If SVB were able to hold those bonds for a number of years until they mature, then it would receive its capital back. However, as economic conditions soured over the last year, with tech companies particularly affected, many of the bank’s customers started drawing on their deposits. SVB didn’t have enough cash on hand, so it began selling some of its bonds at steep losses, spooking investors and customers. To fund the redemptions, Silicon Valley Bank sold on Wednesday a $21 billion bond portfolio consisting mostly of U.S. Treasuries. The portfolio was yielding an average of 1.79%, far below the current 10-year Treasury yield of around 3.9%. Forcing SVB to recognize a $1.8 billion loss, which it needed to fill through a capital raise. Compounding SVB’s problems was an apparent lack of risk management oversight by the board and risk management team. SVB was without their senior most risk officer for about eight months in 2022 and only in January 2023 brought a new Chief Risk Officer on board.
Steps Taken by the Department of the Treasury and the Federal Reserve:
Federal regulators, including U.S. Treasury Secretary Janet Yellen, Federal Reserve Board Chair Jerome Powell, and FDIC Chairman Martin Gruenberg on March 12 announced "decisive actions" that would "fully protect depositors" at both Silicon Valley Bank and the now-shuttered Signature Bank. "Depositors will have access to all of their money starting Monday, March 13, 2023. No losses associated with the resolution of Silicon Valley Bank will be borne by the taxpayer," according to a joint statement from the regulators.
The fate of SVB may be a harbinger of tougher times for technology start-ups and companies in general but does not cause significant concern for the banking system contagion seen during the Great Financial Crisis. In a recent banking stress test issued by the Federal Reserve in June 2022, the nation’s largest banks remained well-positioned to absorb a range of potential economic shocks while continuing to support their depositors. The test investigated a severely adverse scenario in which unemployment rises to 10%, GDP declines in tandem, commercial real estate prices drop 40%, home prices dip 28.5% and stock prices plummet 55%. All of the banks put to the test were forecasted to maintain their minimum capital ratios in spite of projected losses of $612 billion, propelled by $463 billion in loan losses and $100 billion in trading and counterparty losses. In such a scenario, the banks’ aggregate common equity capital ratio would be expected to decline 2.7 percentage points to 9.7%. The Fed said that level would be more than double the minimum requirement of 4.5%.

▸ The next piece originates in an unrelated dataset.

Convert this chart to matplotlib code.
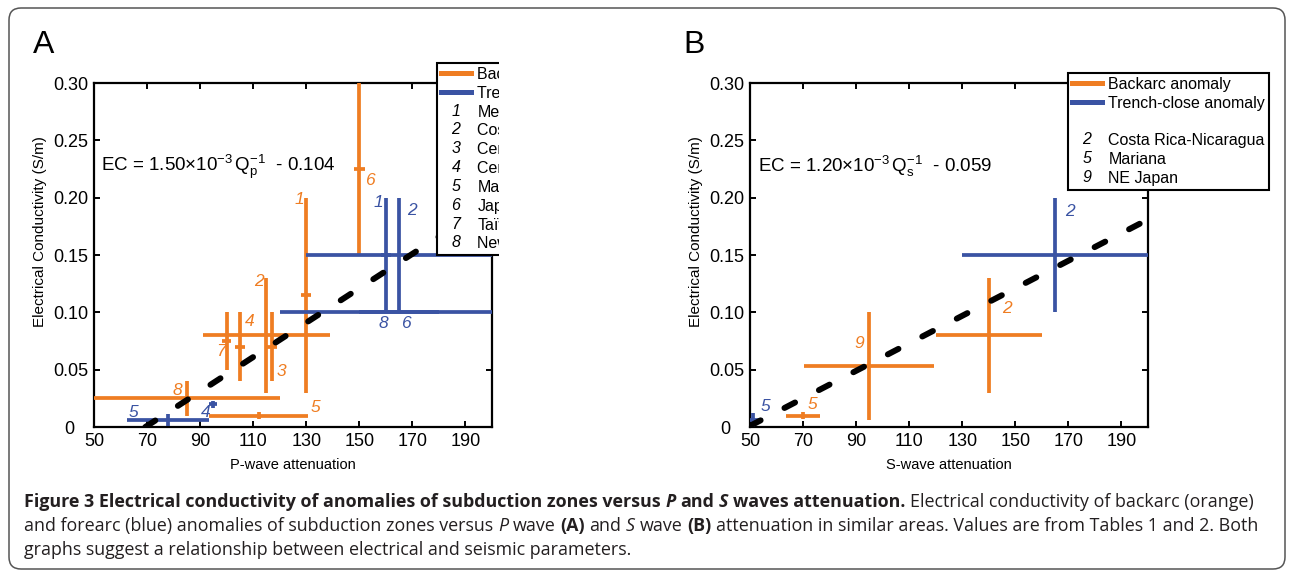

Impact for Portfolios: In this environment, we could see a shift from momentum and growth stocks to stocks of higher quality, which should support active management as valuations and earnings become more important in security selection. Similarly, we believe it is always prudent to position portfolios for volatility. Therefore, portfolios with shorter duration allocations in fixed income as well as allocations to liquid alternatives should provide downside protection when stocks are under pressure.